Sunday, July 3, 2011

Handke's "The Great Fall": Part 4

As a student contemplating graduate school in German literature, I was put off by what felt like an endless set of dry articles about literature, articles written, it felt, by unfeeling and unimaginative pseudo-scholars. Then I happen to read Oskar Seidlin's magical take on a single sentence in Thomas Mann's "Death in Venice." It was thoughtful, a little sly, and brilliant in a way I hadn't seen before.

I went to graduate school.

Last night, I was tempted to write a whole article on the first paragraph of this book. To do that, however, I'll need to finish the rest of the book. It's the hermeneutic circle: I'll need the whole to understand the parts and the parts to understand the whole.

In the last post, I wrote about the loss of images, the absence of revelation that has made the actor quit acting and the writer quit writing.
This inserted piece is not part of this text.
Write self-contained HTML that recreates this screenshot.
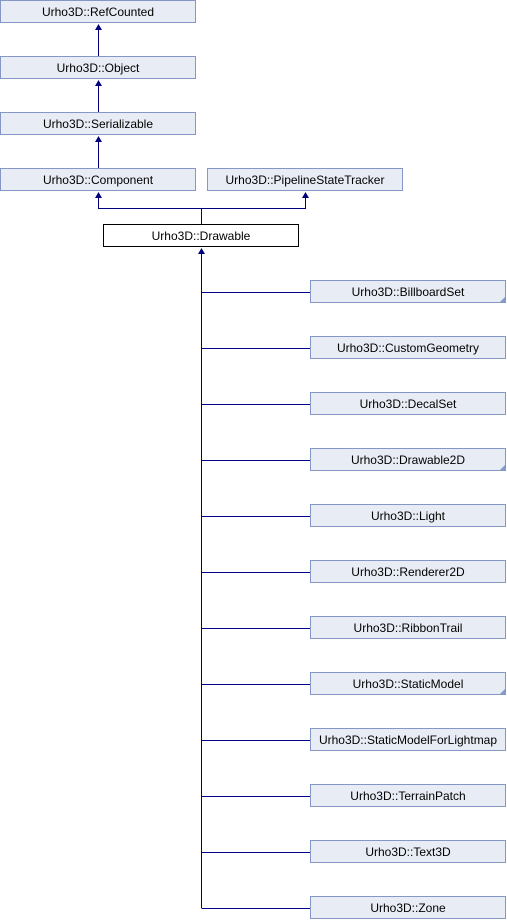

That makes this novel, like earlier ones, a novel about images and revelations, not a novel of such images.

Does that mean that Handke's work is bereft of exactly what has drawn readers to fiction for hundreds of years? Has he written himself into a dead end?

I read on.

The actor has come to this city to make a film. He hopes, "with his acting, with his being, standing, looking around himself, to assist in making the story open eyes."

With his standing?

This could get interesting for someone who has written about "standing" in Handke's work before.

Don't laugh.

A quick look at the end of the novels reveals that this may indeed be an ongoing motif: "Er stood, and stood, and stood. Third hunger, the great one. Time for the second gentle course. Instead of that the Great Fall."

What is he up to? Where will this go?

The actor walks out of the house, naked, into the rain. He washes himself in the rain. He returns to the house and finds that he has lost his ability, his vaunted ability to relate physically with the world around him. He can't even pick up the loaf/body (Laib) of bread. The coffee cup falls from his hand and shatters.

Isn't this the fallen teaspoon that means a fall of another kind?